In many ways. Number one is, we have 1,400 people here now, growing at a rate of 40% over the past year, which shows our commitment to Sri Lanka and how instrumental it is. And it’s more than a third of our global platforms. The sheer number of people and the talent we have gotten here is hugely important to IFS, and we rely heavily on it.
Secondly, we have a lot of challenger minds here. We have people who are actually developing innovative functions in our products, challenging our thinking, and making sure that we have right tools for development at IFS Labs here, working with cutting edge technologies like AI and IoT and so on.
In terms of global consulting, we are developing much more quality practice here so now we can give a global experience to our customers. In many ways, with the access to talent that we have gained the right to have here over the 22 years in Sri Lanka, we have executed educational programs and we are working with local universities very closely to identify the right talent for IFS.

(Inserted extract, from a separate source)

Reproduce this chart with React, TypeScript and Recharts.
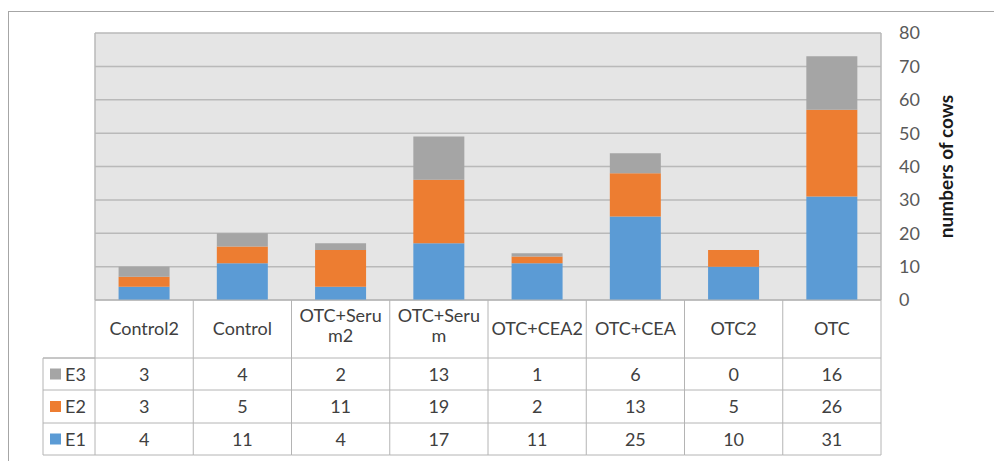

We have got great access to a great talent pool here as well. So in many ways, Sri Lanka is a huge part of our success, and we rely on it big time. I think we show it by the investments we are making – 400 additional people just in the last year.

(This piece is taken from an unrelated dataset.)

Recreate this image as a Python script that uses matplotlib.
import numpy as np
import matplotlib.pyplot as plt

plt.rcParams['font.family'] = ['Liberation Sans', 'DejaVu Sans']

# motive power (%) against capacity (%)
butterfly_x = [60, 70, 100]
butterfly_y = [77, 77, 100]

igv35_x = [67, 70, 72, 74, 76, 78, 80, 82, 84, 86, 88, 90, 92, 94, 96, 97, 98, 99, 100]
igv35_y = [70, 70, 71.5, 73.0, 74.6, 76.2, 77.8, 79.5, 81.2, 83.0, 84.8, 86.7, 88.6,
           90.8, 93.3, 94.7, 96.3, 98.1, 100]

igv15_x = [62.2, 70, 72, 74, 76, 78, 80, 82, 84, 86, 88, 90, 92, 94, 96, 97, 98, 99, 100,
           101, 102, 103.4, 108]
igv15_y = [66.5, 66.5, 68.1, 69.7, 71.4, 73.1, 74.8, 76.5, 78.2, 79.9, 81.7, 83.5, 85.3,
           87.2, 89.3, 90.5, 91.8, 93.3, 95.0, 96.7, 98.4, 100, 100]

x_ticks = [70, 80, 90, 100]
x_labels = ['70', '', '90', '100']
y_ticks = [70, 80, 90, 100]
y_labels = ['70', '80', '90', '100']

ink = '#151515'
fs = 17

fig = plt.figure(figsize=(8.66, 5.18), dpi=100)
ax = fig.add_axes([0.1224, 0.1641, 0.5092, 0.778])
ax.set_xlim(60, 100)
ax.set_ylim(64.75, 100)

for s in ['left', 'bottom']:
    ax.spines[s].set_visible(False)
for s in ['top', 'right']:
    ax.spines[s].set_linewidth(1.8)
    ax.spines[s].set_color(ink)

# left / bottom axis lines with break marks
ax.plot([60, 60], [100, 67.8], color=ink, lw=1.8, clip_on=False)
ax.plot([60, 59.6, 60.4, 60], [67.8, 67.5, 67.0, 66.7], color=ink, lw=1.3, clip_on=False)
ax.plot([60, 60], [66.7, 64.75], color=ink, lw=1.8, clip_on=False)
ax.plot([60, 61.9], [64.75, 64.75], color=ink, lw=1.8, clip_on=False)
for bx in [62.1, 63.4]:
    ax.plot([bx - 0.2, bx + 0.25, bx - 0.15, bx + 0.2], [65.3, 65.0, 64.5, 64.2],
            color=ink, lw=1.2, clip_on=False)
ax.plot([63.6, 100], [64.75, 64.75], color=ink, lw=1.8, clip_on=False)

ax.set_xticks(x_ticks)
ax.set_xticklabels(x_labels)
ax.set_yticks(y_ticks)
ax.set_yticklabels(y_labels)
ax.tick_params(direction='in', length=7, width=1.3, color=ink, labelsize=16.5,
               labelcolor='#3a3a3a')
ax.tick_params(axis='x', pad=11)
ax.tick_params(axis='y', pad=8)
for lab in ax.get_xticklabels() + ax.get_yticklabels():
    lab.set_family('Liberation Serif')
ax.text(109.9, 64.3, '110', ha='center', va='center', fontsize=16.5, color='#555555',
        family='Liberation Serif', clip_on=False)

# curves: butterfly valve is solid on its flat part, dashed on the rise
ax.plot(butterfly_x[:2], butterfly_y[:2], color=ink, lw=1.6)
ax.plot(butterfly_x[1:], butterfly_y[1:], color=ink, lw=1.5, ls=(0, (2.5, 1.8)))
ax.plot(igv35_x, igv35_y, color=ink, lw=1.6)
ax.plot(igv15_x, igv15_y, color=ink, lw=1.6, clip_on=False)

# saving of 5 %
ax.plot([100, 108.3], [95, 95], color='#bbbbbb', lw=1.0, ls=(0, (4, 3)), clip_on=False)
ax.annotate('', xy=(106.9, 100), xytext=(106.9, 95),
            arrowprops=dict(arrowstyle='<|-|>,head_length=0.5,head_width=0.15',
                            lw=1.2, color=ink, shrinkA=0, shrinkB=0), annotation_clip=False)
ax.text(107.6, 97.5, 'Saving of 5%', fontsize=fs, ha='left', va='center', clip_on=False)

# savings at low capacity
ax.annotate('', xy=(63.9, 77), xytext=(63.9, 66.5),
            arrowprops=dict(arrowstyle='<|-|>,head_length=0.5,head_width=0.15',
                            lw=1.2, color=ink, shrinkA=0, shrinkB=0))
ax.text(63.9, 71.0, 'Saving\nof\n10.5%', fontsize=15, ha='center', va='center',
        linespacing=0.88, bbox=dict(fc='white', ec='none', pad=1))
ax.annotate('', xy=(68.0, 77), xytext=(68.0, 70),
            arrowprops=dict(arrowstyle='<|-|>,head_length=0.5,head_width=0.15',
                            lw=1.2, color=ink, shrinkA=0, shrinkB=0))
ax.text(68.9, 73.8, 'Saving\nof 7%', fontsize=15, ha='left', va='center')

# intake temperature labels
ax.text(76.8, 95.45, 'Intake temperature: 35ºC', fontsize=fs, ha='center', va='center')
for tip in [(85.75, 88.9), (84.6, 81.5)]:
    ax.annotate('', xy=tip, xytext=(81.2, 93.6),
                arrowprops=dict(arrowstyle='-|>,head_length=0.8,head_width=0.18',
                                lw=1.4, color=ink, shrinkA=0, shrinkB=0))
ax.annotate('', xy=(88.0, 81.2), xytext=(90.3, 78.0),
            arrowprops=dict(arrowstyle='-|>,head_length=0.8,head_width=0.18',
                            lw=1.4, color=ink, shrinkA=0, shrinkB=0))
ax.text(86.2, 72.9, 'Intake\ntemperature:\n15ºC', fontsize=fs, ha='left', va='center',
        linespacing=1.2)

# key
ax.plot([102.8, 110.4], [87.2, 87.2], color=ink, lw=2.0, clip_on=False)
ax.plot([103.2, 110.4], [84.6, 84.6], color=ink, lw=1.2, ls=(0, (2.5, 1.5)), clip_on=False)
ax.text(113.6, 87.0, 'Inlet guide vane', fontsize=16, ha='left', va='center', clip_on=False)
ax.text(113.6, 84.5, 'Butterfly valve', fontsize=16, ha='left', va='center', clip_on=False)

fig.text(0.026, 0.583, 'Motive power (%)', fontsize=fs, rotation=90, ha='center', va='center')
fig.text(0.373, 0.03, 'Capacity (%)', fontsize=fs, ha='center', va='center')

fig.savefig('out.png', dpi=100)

Q: To celebrate the success of your customers, IFS launched a unique initiative called ‘The Challenger Champions’. Whom do you consider as a challenger? How does it resonate with IFS’ legacy and modern customer base?

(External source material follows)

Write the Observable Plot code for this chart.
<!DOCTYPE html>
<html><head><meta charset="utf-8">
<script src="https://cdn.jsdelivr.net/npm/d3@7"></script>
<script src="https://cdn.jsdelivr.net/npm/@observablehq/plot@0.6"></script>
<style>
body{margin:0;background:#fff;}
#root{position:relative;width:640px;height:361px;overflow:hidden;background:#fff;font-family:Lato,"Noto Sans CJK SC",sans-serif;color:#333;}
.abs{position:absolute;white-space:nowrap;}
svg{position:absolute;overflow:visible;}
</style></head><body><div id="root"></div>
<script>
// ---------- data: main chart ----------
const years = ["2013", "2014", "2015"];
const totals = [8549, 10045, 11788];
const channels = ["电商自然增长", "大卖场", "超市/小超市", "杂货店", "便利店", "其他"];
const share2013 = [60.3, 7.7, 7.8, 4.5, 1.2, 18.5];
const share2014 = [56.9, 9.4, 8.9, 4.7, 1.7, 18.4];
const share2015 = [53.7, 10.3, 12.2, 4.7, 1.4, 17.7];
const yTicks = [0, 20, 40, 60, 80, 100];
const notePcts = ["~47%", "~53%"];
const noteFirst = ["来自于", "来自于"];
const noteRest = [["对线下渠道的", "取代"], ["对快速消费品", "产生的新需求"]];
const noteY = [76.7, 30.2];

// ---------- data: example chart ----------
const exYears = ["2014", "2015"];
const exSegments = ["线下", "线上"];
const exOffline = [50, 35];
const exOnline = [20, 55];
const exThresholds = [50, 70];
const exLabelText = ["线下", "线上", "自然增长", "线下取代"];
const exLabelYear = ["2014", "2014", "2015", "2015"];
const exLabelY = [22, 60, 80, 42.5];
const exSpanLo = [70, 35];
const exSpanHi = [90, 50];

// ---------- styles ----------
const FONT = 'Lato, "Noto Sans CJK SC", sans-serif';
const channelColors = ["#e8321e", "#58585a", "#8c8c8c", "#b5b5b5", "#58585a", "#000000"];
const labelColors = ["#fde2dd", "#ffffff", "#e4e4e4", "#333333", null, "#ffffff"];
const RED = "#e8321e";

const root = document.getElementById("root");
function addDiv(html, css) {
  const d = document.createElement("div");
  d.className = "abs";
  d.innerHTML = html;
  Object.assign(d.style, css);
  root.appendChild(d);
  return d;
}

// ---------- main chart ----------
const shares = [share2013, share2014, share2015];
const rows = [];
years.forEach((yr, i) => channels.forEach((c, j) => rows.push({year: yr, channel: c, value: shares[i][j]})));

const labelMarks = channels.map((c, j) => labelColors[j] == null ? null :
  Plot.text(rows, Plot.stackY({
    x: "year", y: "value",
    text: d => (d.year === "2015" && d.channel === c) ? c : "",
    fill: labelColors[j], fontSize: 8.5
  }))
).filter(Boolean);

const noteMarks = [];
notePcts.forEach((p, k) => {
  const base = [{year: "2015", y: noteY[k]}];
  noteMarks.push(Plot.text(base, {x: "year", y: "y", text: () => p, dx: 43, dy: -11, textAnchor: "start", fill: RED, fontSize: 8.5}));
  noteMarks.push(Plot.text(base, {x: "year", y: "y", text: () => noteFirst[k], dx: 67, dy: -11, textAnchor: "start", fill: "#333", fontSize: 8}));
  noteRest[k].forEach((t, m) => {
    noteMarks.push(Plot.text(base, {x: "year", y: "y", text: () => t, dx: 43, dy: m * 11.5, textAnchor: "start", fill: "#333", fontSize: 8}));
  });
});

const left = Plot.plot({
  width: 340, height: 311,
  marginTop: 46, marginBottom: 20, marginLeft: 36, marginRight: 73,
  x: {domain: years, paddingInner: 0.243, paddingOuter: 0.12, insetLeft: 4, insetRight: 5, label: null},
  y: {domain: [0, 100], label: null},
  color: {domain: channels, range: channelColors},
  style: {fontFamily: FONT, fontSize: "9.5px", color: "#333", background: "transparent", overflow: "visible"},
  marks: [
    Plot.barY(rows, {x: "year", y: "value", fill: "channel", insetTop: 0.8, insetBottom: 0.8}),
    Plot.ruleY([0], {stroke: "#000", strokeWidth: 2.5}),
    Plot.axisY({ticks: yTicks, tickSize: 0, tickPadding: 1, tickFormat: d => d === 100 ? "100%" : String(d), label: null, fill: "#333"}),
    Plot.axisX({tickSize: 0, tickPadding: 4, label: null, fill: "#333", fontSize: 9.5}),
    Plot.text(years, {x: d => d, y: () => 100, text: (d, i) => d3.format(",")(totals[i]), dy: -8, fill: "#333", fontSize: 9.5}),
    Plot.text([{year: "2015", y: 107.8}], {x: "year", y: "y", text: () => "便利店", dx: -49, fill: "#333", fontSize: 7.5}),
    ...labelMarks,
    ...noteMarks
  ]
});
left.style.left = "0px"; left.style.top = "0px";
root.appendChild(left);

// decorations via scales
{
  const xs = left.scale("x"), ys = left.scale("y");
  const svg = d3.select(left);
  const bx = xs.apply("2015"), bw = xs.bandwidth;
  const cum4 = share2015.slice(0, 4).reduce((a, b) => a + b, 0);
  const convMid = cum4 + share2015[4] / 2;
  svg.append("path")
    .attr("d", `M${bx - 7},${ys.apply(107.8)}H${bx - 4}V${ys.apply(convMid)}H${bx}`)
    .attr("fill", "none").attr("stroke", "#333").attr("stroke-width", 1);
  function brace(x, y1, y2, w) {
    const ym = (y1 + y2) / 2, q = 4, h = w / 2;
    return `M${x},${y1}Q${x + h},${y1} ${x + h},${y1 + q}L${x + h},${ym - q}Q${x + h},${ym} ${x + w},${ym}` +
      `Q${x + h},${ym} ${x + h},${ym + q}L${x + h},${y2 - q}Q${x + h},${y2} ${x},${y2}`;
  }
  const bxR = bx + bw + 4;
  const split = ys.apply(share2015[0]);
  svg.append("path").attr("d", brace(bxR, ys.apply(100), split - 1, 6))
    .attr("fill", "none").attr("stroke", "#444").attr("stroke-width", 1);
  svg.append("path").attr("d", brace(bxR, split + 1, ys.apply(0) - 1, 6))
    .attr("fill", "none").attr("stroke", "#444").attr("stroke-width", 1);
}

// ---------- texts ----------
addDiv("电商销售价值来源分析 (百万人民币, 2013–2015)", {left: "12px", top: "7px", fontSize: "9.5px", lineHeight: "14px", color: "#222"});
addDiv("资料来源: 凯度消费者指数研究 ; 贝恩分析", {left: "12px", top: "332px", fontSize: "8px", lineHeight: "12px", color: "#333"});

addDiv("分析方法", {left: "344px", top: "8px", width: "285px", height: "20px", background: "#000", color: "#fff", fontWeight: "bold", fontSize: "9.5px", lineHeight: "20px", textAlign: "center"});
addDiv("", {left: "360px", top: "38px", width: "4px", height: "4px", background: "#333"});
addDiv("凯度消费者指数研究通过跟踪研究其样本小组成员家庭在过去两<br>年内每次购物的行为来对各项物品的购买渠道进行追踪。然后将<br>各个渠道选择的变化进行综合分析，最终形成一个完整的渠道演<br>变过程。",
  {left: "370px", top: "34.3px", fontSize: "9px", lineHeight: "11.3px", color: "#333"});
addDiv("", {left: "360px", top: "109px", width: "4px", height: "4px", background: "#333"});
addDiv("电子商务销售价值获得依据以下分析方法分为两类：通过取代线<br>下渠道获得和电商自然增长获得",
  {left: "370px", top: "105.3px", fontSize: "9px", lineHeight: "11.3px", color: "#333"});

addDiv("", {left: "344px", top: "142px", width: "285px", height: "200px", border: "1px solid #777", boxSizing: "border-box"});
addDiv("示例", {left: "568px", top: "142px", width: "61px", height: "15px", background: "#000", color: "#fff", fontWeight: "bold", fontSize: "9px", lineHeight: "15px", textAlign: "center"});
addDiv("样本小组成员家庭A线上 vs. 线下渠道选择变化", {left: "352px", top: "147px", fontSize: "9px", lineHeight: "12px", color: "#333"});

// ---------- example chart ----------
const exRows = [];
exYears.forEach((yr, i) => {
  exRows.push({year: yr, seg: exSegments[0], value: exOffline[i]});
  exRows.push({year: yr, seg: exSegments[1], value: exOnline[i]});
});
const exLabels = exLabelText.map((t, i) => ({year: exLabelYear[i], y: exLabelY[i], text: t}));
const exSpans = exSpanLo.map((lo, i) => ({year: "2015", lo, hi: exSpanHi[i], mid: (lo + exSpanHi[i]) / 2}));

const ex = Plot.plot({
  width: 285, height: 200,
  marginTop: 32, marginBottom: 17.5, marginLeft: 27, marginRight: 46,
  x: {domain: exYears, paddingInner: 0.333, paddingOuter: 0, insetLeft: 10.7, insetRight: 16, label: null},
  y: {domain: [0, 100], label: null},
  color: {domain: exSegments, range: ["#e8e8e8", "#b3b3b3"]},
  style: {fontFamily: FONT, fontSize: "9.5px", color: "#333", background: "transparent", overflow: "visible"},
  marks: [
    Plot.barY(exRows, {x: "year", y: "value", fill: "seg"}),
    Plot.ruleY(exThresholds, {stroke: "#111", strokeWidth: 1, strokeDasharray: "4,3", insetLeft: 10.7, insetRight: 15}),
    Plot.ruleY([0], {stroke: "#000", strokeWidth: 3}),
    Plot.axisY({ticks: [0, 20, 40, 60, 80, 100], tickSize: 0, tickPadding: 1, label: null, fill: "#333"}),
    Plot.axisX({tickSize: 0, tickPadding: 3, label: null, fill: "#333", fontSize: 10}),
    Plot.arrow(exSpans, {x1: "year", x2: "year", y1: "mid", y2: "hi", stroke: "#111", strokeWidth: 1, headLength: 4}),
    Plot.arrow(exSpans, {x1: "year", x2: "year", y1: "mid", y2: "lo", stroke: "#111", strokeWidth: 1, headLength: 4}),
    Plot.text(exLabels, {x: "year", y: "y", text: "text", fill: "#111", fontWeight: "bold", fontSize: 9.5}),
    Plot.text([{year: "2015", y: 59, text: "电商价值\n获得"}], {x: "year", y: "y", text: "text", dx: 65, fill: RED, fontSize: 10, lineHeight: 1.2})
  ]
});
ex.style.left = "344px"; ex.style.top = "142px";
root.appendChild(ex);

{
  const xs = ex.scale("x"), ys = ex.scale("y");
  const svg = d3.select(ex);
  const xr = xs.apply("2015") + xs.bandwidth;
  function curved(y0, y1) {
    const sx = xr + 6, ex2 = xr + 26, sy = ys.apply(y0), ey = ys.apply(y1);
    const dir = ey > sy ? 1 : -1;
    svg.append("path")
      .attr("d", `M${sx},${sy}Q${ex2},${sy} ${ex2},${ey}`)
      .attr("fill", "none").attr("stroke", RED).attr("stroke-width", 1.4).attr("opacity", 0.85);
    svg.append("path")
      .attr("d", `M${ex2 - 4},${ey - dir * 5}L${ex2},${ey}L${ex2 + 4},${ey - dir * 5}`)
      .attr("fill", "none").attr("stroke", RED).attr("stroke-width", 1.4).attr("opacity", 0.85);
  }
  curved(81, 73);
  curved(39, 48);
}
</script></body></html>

I think it is a mindset, and it is best described with an example. There are large companies which have become complacent and not growing; they are not innovative anymore. At some stage, they believed that they are the best in the world, and they did not challenge themselves anymore to think differently or to think out of the box.
As opposed to them, Amazon and its founder Jeff Bezos for example, has been adamant about day one culture – treating every day as the first day of your start-up company and thinking radically different, empowering people to experiment, make mistakes.
That is a challenger mindset that we are looking for. We are looking for that in ourselves, and we are looking for that in our customers as well. Because what we deliver is differentiation, to customers in their verticals which we play in, we are very proud to be very vertically driven, and that means if you’re a challenger customer and you want to change and transform your business and the game you are playing in, then you fit our culture and we will have very positive, long and fruitful relationship.
Q: In conclusion, how does IFS look to contribute to Sri Lanka in the coming years? How do you see Sri Lanka’s growth?
We will continue to grow Sri Lanka, probably at the same rates we do today. There is going to be an enormous demand for input coming from Sri Lanka. I can see that both in R&D, support, global consulting services, and also in our sales and pre-sales teams, that we have gotten out here. So there is a tremendous opportunity for us, and we heavily rely on Sri Lanka as a base for our global development.
But we also want to give back to Sri Lanka because we have been relying so heavily on this community, and of the next two-three years, and you probably know about out IFS foundation program, which we have in addition to the scholarships and educational programs, we are working on giving back to local communities, both in terms of infrastructure, helping to build the infrastructure, and to help refurbish the critical infrastructure around education, around sanitisation and water supply and so on. We are adopting villages and we are continuing to develop more of those in coming years through IFS Foundation.
It is a win-win situation for us; we take a lot of significant input and talent in Sri Lanka that helps our growth so we want to give back from the IFS foundation.